В газете индивидуальное начало проявлялось еще более ярко: если для журналов характерно было направление, своего рода коллективное лицо, то газета могла объединять на своих страницах сразу много ярких индивидуальностей, и это одна из причин широкого распространения литературно-критических масок именно в эту эпоху.
Литературные маски возникали и раньше. Если пушкинский Феофилакт Косичкин появлялся в печати лишь трижды, то Барон Брамбеус (Сенковский) публиковал свои «Листки» на протяжении многих лет. Но в Серебряном веке с его страстью к игре и даже возведением игры в культ гетеронимия была особенно распространена и автоматически перешла в эмиграцию. Больше всего материала предоставляли парижские издания, более обеспеченные и долговечные по сравнению с берлинскими, и др.

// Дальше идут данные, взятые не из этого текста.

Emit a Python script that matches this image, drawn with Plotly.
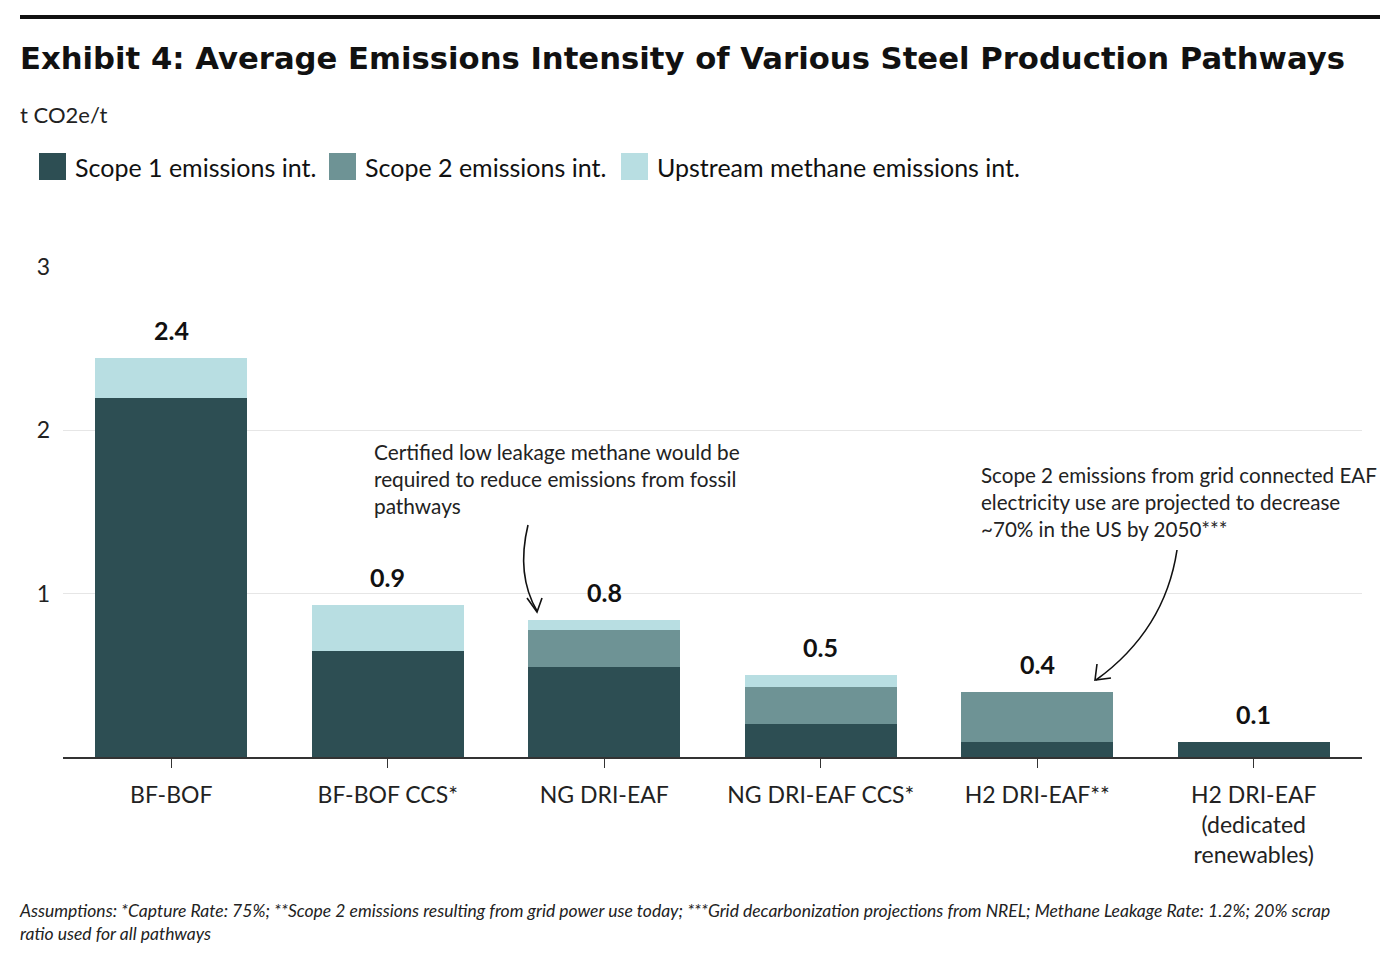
import plotly.graph_objects as go

categories = ["BF-BOF", "BF-BOF CCS*", "NG DRI-EAF", "NG DRI-EAF CCS*", "H2 DRI-EAF**",
              "H2 DRI-EAF<br>(dedicated<br>renewables)"]
scope1 = [2.20, 0.65, 0.55, 0.20, 0.09, 0.09]
scope2 = [0.0, 0.0, 0.23, 0.23, 0.31, 0.0]
upstream = [0.24, 0.28, 0.06, 0.07, 0.0, 0.0]
total_labels = ["2.4", "0.9", "0.8", "0.5", "0.4", "0.1"]
series_names = ["Scope 1 emissions int.", "Scope 2 emissions int.", "Upstream methane emissions int."]
series_colors = ["#2D4E53", "#6E9395", "#B8DEE2"]

OFF = 8  # page body margin
W, H = 1400 - OFF, 959 - OFF
L, R, T, B = 63 - OFF, 1362 - OFF, 267 - OFF, 757 - OFF

def px(x):
    return (x - OFF - L) / (R - L)

def py(y):
    return (B - (y - OFF)) / (B - T)

BODY = "Lato, 'Source Sans Pro', sans-serif"

fig = go.Figure()
for name, vals, col in zip(series_names, [scope1, scope2, upstream], series_colors):
    fig.add_trace(go.Bar(x=categories, y=vals, name=name, marker_color=col,
                         marker_line_width=0, showlegend=False))

totals = [a + b + c for a, b, c in zip(scope1, scope2, upstream)]
annotations = []
for cat, tot, lab in zip(categories, totals, total_labels):
    annotations.append(dict(x=cat, y=tot, text="<b>" + lab + "</b>", showarrow=False,
                            yanchor="bottom", yshift=11,
                            font=dict(family=BODY, size=25, color="#111111")))

# Title, unit, footnote
annotations.append(dict(xref="paper", yref="paper", x=px(18), y=py(58), xanchor="left", yanchor="middle",
                        text="<b>Exhibit 4: Average Emissions Intensity of Various Steel Production Pathways</b>",
                        showarrow=False, font=dict(family="DejaVu Sans", size=30.7, color="#111111")))
annotations.append(dict(xref="paper", yref="paper", x=px(18), y=py(114), xanchor="left", yanchor="middle",
                        text="t CO2e/t", showarrow=False, font=dict(family=BODY, size=22, color="#222222")))
annotations.append(dict(xref="paper", yref="paper", x=px(17), y=py(922), xanchor="left", yanchor="middle",
                        align="left",
                        text="<i>Assumptions: *Capture Rate: 75%; **Scope 2 emissions resulting from grid power use today; ***Grid decarbonization projections from NREL; Methane Leakage Rate: 1.2%; 20% scrap<br>ratio used for all pathways</i>",
                        showarrow=False, font=dict(family=BODY, size=17.5, color="#222222")))

# Callout texts
annotations.append(dict(xref="paper", yref="paper", x=px(372), y=py(437), xanchor="left", yanchor="top",
                        align="left",
                        text="Certified low leakage methane would be<br>required to reduce emissions from fossil<br>pathways",
                        showarrow=False, font=dict(family=BODY, size=20.8, color="#222222")))
annotations.append(dict(xref="paper", yref="paper", x=px(979), y=py(461), xanchor="left", yanchor="top",
                        align="left",
                        text="Scope 2 emissions from grid connected EAF<br>electricity use are projected to decrease<br>~70% in the US by 2050***",
                        showarrow=False, font=dict(family=BODY, size=20.6, color="#222222")))

# Legend (custom)
leg_sq = [39, 329, 621]
shapes = []
for xs, name, col in zip(leg_sq, series_names, series_colors):
    shapes.append(dict(type="rect", xref="paper", yref="paper", x0=px(xs), x1=px(xs + 27),
                       y0=py(180), y1=py(153), fillcolor=col, line_width=0))
    annotations.append(dict(xref="paper", yref="paper", x=px(xs + 34), y=py(167), xanchor="left",
                            yanchor="middle", text=name, showarrow=False,
                            font=dict(family=BODY, size=25, color="#111111")))

# Top rule
shapes.append(dict(type="line", xref="paper", yref="paper", x0=px(20), x1=px(1380), y0=py(17), y1=py(17),
                   line=dict(color="#111111", width=4)))

def P(x, y):
    return f"{px(x):.5f},{py(y):.5f}"

# Curved arrows
shapes.append(dict(type="path", xref="paper", yref="paper",
                   path=f"M {P(528,525)} Q {P(516,575)} {P(537,611)}",
                   line=dict(color="#111111", width=1.6)))
shapes.append(dict(type="path", xref="paper", yref="paper",
                   path=f"M {P(527,598)} L {P(537,612)} L {P(542,598)}",
                   line=dict(color="#111111", width=1.6)))
shapes.append(dict(type="path", xref="paper", yref="paper",
                   path=f"M {P(1177,550)} Q {P(1165,630)} {P(1096,680)}",
                   line=dict(color="#111111", width=1.6)))
shapes.append(dict(type="path", xref="paper", yref="paper",
                   path=f"M {P(1097,664)} L {P(1095,680)} L {P(1111,678)}",
                   line=dict(color="#111111", width=1.6)))

fig.update_layout(
    width=W, height=H,
    margin=dict(l=L, r=W - R, t=T, b=H - B, autoexpand=False),
    barmode="stack", bargap=0.30,
    plot_bgcolor="white", paper_bgcolor="white",
    font=dict(family=BODY, size=23, color="#222222"),
    annotations=annotations, shapes=shapes,
    xaxis=dict(showgrid=False, showline=True, linecolor="#333333", linewidth=1.5,
               ticks="outside", ticklen=9, tickcolor="#333333", tickwidth=1,
               ticklabelstandoff=8,
               tickfont=dict(family=BODY, size=23, color="#222222")),
    yaxis=dict(range=[0, 3], tickvals=[1, 2, 3], showgrid=True, gridcolor="#E6E6E6", gridwidth=1,
               zeroline=False, showline=False, ticks="", ticklabelstandoff=12,
               tickfont=dict(family=BODY, size=23, color="#222222")),
)

fig.write_html("out.html")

В «Последних новостях» Г. В. Адамович, помимо еженедельного четвергового подвала, который, как правило, был гвоздем литературной страницы, вел еще несколько постоянных колонок. Под псевдонимом Пэнгс он каждый понедельник с сентября 1926 г. по апрель 1940 г. публиковал ряд заметок с общим названием «Про все» – своеобразную хронику светской и интеллектуальной жизни. По средам с ноября 1927 г. по август 1939 г. под псевдонимом «Сизиф» печатал колонку «Отклики», посвященную преимущественно литературе. Начиная с марта 1936 г. «Отклики» посвящались преимущественно новостям иностранных литератур, для советской же была создана специальная рубрика «Литература в СССР», которую Адамович подписывал инициалами Г. А. Помимо этого, его перу принадлежит множество «внеплановых» публикаций, подписанных полным именем либо А.; Г. А.; Г. А – вичъ; —овичъ; —ичъ; —чъ; —ъ, а иногда не подписанных вовсе.
В тех же «Последних новостях» на протяжении семи лет (1928–1934) подвизался Старый книгоед (М. А. Осоргин) со своими «Заметками Старого книгоеда», после чего на следующие три года (1934–1936) трансформировался в Книжника с «Заметками книжника».